There are currently special rules that allow disabled homeowners, or those in care, to receive PRR for the last 36 months of ownership. These special rules are not affected by the forthcoming changes to PRR.
Let’s now turn to Lettings Relief which is where the more significant potential issue for landlords may arise. Currently, Lettings Relief provides CGT relief of up to £40,000 to those who let a property that has previously been their primary residence.
However, from April 2020 Lettings Relief will be restricted to situations where the owner of the property was in shared occupation with the tenant. Therefore, this is likely to remove the availability of this relief for the vast majority of buy-to-let landlords, potentially leading to CGT liabilities that would have previously been avoided entirely.

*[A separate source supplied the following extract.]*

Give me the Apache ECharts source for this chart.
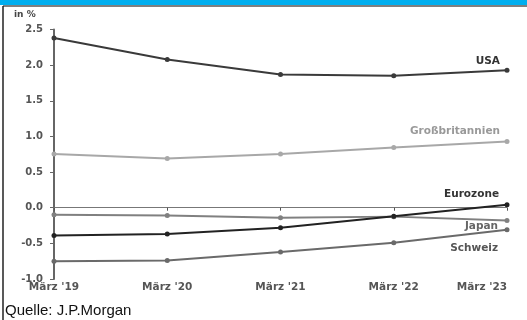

Finally, under the PRR rules, the mechanics of how the ownership period is attributed following a transfer of ownership between married couples and civil partners (known as an interspousal transfer) is also changing. However, this complicated matter sufficiently justifies its own blog in order to outline the relevant changes adequately.
Needless to say, if you’re planning to sell a property that was previously your primary residence, and which has subsequently been rented out, it might be worth considering your options prior to April 2020.